Normally, the prosecutor or police officer will not proceed with a case if such a document is produced.

Lack of Proper Notice

Did the motorist receive the proper notice of suspension or revocation? The notice requirement is usually satisfied if the license was suspended or revoked in court by a judge with the defendant present. However, if the license was suspended or revoked by the department of motor vehicles for points (that is, a type of "demerit" system under which a license is being suspended based on the cumulative violations of a driver), not paying a traffic or parking ticket, or some other reason, the State must prove notice to the defendant.

Most statutes concerning loss of license contain a provision stating the kind of notice required. The crime requires at least constructive receipt of the license revocation order. Usually, notice of a suspension or revocation must be given at the person's last known address by certified or regular mail.

What if the defendant never actually received the notice? Generally, if there is proof that the notice was mailed to the address on record it is enough to support a conviction. In most states, a driver has an obligation under the law to notify the department of motor vehicles of a change of address. So, a defendant who does not provide that notification cannot use lack of notice as a defense.

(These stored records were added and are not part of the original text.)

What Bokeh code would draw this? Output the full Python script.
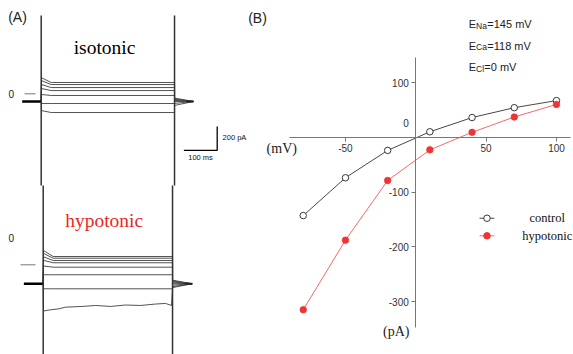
from bokeh.plotting import figure
from bokeh.models import Range1d, LinearAxis, FixedTicker, Label, PrintfTickFormatter
from bokeh.embed import file_html
from bokeh.resources import INLINE

# ---------------- Panel B : I-V relation ----------------
voltage_mV = [-80, -50, -20, 10, 40, 70, 100]
control_pA = [-143, -74, -24, 10, 36, 54, 67]
hypotonic_pA = [-315, -188, -79, -23, 9, 37, 60]
x_tick_values = [-50, 50, 100]
y_tick_values = [-300, -200, -100, 100]
reversal_main = ["E", "E", "E"]
reversal_sub = ["Na", "Ca", "Cl"]
reversal_rest = ["=145 mV", "=118 mV", "=0 mV"]
series_names = ["control", "hypotonic"]

# ---------------- Panel A : current traces ----------------
iso_hold_pA = -64
iso_initial_pA = [134, 110, 77, 44, -6, -81, -140]
iso_steady_pA = [94, 77, 52, 27, -14, -81, -156]
iso_tail_pA = [-36, -42, -48, -55, -64, -80, -97]
iso_t = {"hold_start": -57, "on": 0, "settle": 30, "off": 400, "end": 457}
iso_cap_pA = [652, -764]

hyp_hold_pA = -158
hyp_initial_pA = [119, 95, 66, 37, -10, -83, -200]
hyp_steady_pA = [69, 55, 36, 17, -20, -83, -200]
hyp_tail_pA = [-128, -135, -142, -150, -158, -170, -182]
hyp_noisy_t = [7, 28, 53, 73, 123, 163, 208, 253, 298, 343, 373, 391]
hyp_noisy_pA = [-385, -375, -367, -353, -347, -339, -347, -335, -339, -327, -322, -339]
hyp_noisy_tail_pA = -190
hyp_t = {"hold_start": -52, "on": 6, "settle": 36, "off": 394, "end": 453}
hyp_cap_pA = [660, -900]

scale_ms = 100
scale_pA = 200

# ---------------- layout constants ----------------
W, H = 573, 354
HYP_OFFSET = -1425          # vertical placement of the hypotonic panel (pA units)

p = figure(width=W, height=H, output_backend="svg", toolbar_location=None,
           x_axis_location=None, y_axis_location=None, min_border=0,
           x_range=Range1d(-295.2, 112.1), y_range=Range1d(-396.8, 249.8))
p.extra_x_ranges = {"t": Range1d(-122.1, 1596.9)}
p.extra_y_ranges = {"i": Range1d(-2172.5, 777.5)}
p.outline_line_color = None
p.grid.visible = False
p.background_fill_color = "white"
p.border_fill_color = "white"

AX = dict(x_range_name="t", y_range_name="i")

# ---------- Panel A drawing ----------
def trace_set(T, hold, initial, steady, tail, off):
    xs, ys = [], []
    for a, s, tl in zip(initial, steady, tail):
        xs.append([T["on"], T["on"] + 1, T["settle"], T["off"], T["off"], T["end"]])
        ys.append([hold + off, a + off, s + off, s + off, tl + off, hold + off])
    return xs, ys

TRACE_COL = "#404040"
xs, ys = trace_set(iso_t, iso_hold_pA, iso_initial_pA, iso_steady_pA, iso_tail_pA, 0)
p.multi_line(xs, ys, line_color=TRACE_COL, line_width=0.9, **AX)
xs, ys = trace_set(hyp_t, hyp_hold_pA, hyp_initial_pA, hyp_steady_pA, hyp_tail_pA, HYP_OFFSET)
p.multi_line(xs, ys, line_color=TRACE_COL, line_width=0.9, **AX)
p.line([hyp_t["on"]] + hyp_noisy_t + [hyp_t["off"], hyp_t["end"]],
       [hyp_hold_pA + HYP_OFFSET] + [v + HYP_OFFSET for v in hyp_noisy_pA]
       + [hyp_noisy_tail_pA + HYP_OFFSET, hyp_hold_pA + HYP_OFFSET],
       line_color=TRACE_COL, line_width=0.9, **AX)

# holding segments (thick, overlapping traces)
for T, hold, off in [(iso_t, iso_hold_pA, 0), (hyp_t, hyp_hold_pA, HYP_OFFSET)]:
    p.line([T["hold_start"], T["on"]], [hold + off, hold + off], line_color="black", line_width=2.6, **AX)
    p.line([T["end"] - 22, T["end"]], [hold + off, hold + off], line_color="#222", line_width=2.0, **AX)

# capacitive transients (clipped)
for T, cap, off in [(iso_t, iso_cap_pA, 0), (hyp_t, hyp_cap_pA, HYP_OFFSET)]:
    for key in ("on", "off"):
        p.line([T[key], T[key]], [cap[0] + off, cap[1] + off], line_color="#333", line_width=1.5, **AX)

# zero markers
p.line([-50, -17], [0, 0], line_color="#555", line_width=0.8, **AX)
p.line([-62, -17], [HYP_OFFSET, HYP_OFFSET], line_color="#555", line_width=0.8, **AX)
p.add_layout(Label(x=-90, y=0, text="0", text_align="center", text_baseline="middle",
                   text_font="Liberation Sans", text_font_size="10px", text_color="#222", **AX))
p.add_layout(Label(x=-90, y=222 + HYP_OFFSET, text="0", text_align="center", text_baseline="middle",
                   text_font="Liberation Sans", text_font_size="10px", text_color="#222", **AX))

# scale bar
sb_t, sb_i = 528, -472
p.line([sb_t - scale_ms, sb_t, sb_t], [sb_i, sb_i, sb_i + scale_pA], line_color="black", line_width=1.3, **AX)
p.add_layout(Label(x=sb_t - scale_ms / 2, y=sb_i - 60, text="%d ms" % scale_ms, text_align="center",
                   text_baseline="middle", text_font="Liberation Sans", text_font_size="7.5px",
                   text_color="#111", **AX))
p.add_layout(Label(x=sb_t + 16, y=sb_i + scale_pA / 2 + 10, text="%d pA" % scale_pA, text_align="left",
                   text_baseline="middle", text_font="Liberation Sans", text_font_size="7.5px",
                   text_color="#111", **AX))

# panel titles
p.add_layout(Label(x=190, y=388, text="isotonic", text_align="center", text_baseline="middle",
                   text_font="Liberation Serif", text_font_size="19.5px", text_color="black", **AX))
p.add_layout(Label(x=189, y=-1055, text="hypotonic", text_align="center", text_baseline="middle",
                   text_font="Liberation Serif", text_font_size="19.5px", text_color="#e8281e", **AX))
p.add_layout(Label(x=-71, y=636, text="(A)", text_align="center", text_baseline="middle",
                   text_font="Liberation Sans", text_font_size="14px", text_color="#222", **AX))

# ---------- Panel B drawing ----------
AXIS_COL = "#777777"
axis_style = dict(axis_line_color=AXIS_COL, major_tick_line_color=AXIS_COL, major_tick_out=4,
                  major_tick_in=0, minor_tick_line_color=None, major_label_standoff=3,
                  major_label_text_font="Liberation Sans", major_label_text_font_size="10px",
                  major_label_text_color="#333", formatter=PrintfTickFormatter(format="%d"))
xaxis = LinearAxis(fixed_location=0, bounds=(-90, 110), ticker=FixedTicker(ticks=x_tick_values), **axis_style)
yaxis = LinearAxis(fixed_location=0, bounds=(-347, 146), ticker=FixedTicker(ticks=y_tick_values), **axis_style)
p.add_layout(xaxis, "below")
p.add_layout(yaxis, "left")

p.add_layout(Label(x=-5, y=25.6, text="0", text_align="right", text_baseline="middle",
                   text_font="Liberation Sans", text_font_size="10px", text_color="#333"))
p.add_layout(Label(x=-84.5, y=-20, text="(mV)", text_align="right", text_baseline="middle",
                   text_font="Liberation Serif", text_font_size="14px", text_color="#222"))
p.add_layout(Label(x=-4.5, y=-355, text="(pA)", text_align="right", text_baseline="middle",
                   text_font="Liberation Serif", text_font_size="14px", text_color="#222"))
p.add_layout(Label(x=-112.5, y=218.7, text="(B)", text_align="center", text_baseline="middle",
                   text_font="Liberation Sans", text_font_size="14px", text_color="#222"))

# reversal potentials
e_x = 37.7
e_y = [207.2, 167.6, 128.0]
rest_off = [18.5, 18.5, 15.5]
for m, s, r, yy, ro in zip(reversal_main, reversal_sub, reversal_rest, e_y, rest_off):
    p.add_layout(Label(x=e_x, y=yy, text=m, text_align="left", text_baseline="middle",
                       text_font="Liberation Sans", text_font_size="11px", text_color="#222"))
    p.add_layout(Label(x=e_x, y=yy - 3.5, x_offset=7.2, text=s, text_align="left", text_baseline="middle",
                       text_font="Liberation Sans", text_font_size="8.5px", text_color="#222"))
    p.add_layout(Label(x=e_x, y=yy, x_offset=ro, text=r, text_align="left", text_baseline="middle",
                       text_font="Liberation Sans", text_font_size="11px", text_color="#222"))

# series
RED = "#f03434"
p.line(voltage_mV, control_pA, line_color="#333", line_width=0.9)
p.scatter(voltage_mV, control_pA, size=6.5, fill_color="white", line_color="#222", line_width=0.9)
p.line(voltage_mV, hypotonic_pA, line_color="#f26a6a", line_width=1.0)
p.scatter(voltage_mV, hypotonic_pA, size=6.5, fill_color=RED, line_color=RED, line_width=0.8)

# legend (manual, to keep centred labels)
leg_x0, leg_x1, leg_xm, leg_tx = 45.3, 55.9, 50.6, 93.4
leg_y = [-147.9, -180.0]
p.line([leg_x0, leg_x1], [leg_y[0]] * 2, line_color="#333", line_width=0.9)
p.scatter([leg_xm], [leg_y[0]], size=6.5, fill_color="white", line_color="#222", line_width=0.9)
p.line([leg_x0, leg_x1], [leg_y[1]] * 2, line_color="#f26a6a", line_width=1.0)
p.scatter([leg_xm], [leg_y[1]], size=6.5, fill_color=RED, line_color=RED)
for name, yy in zip(series_names, leg_y):
    p.add_layout(Label(x=leg_tx, y=yy, text=name, text_align="center", text_baseline="middle",
                       text_font="Liberation Serif", text_font_size="12.5px", text_color="#111"))

open("out.html", "w").write(file_html(p, INLINE))
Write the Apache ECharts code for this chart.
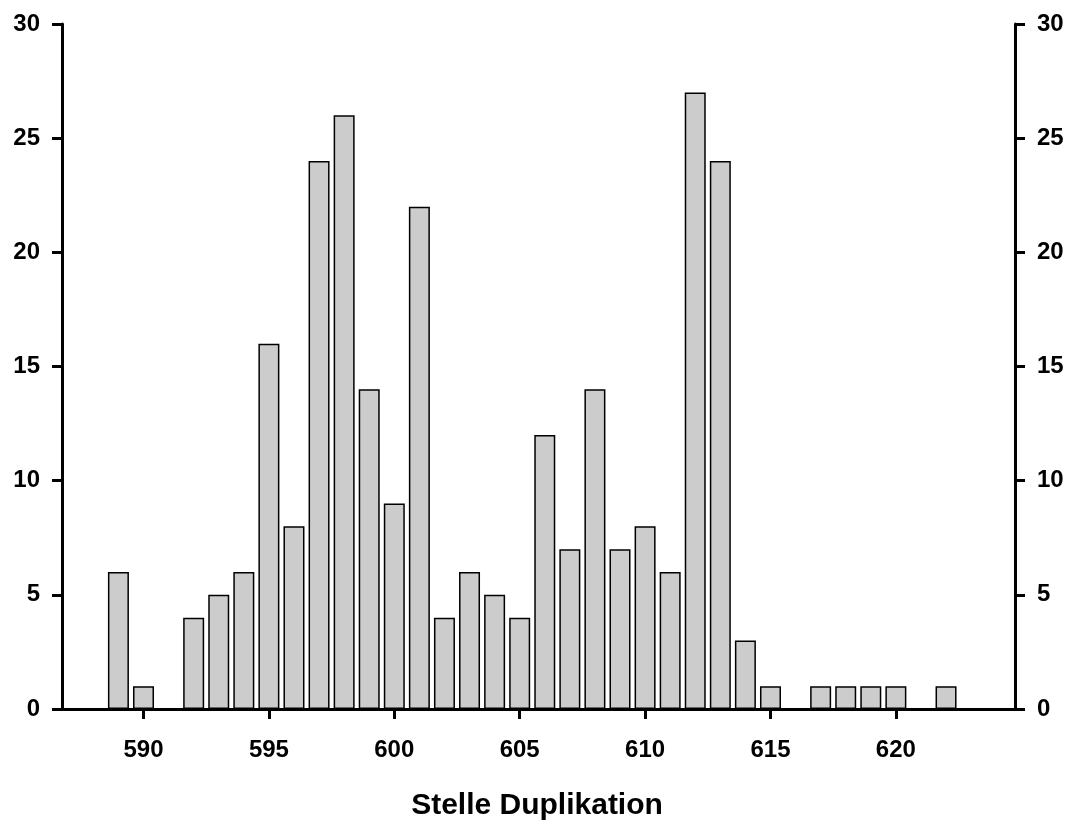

To prove proper notification, the State does not have to produce the actual person who sent out the notice. Normally, a certification or affidavit of mailing is sufficient. A copy of the letter that was sent is usually insufficient unless there is evidence that it was in fact mailed.

As to sufficiency or adequacy of the notice, it falls on the motorist to produce some evidence that the notice was, in fact, inadequate.

Finally, if the defendant was not afforded the opportunity for a hearing after receiving notice of the revocation or suspension, the motorist can assert the defense that the attempted suspension or revocation of his or her license is void, or without effect, as a matter of law.

Identity of the Driver

One defense to the offense of driving with a suspended or revoked license is that the defendant was not operating the vehicle. The act of operating, or driving, is a fact issue that must be proven by the State beyond a reasonable doubt. Operation can be proven either by direct evidence, such as a traffic stop of the moving vehicle, or circumstantial evidence, such as testimony that the defendant was found alone and unconscious in car, in the driver's area, with the keys in the ignition, but with the motor not running.

The term "operation" can have a broader definition under a driving while revoked or suspended statute than under a statute dealing only with a licensing requirement. For example, operation may mean merely having physical control of the vehicle, which can be proven by circumstantial evidence.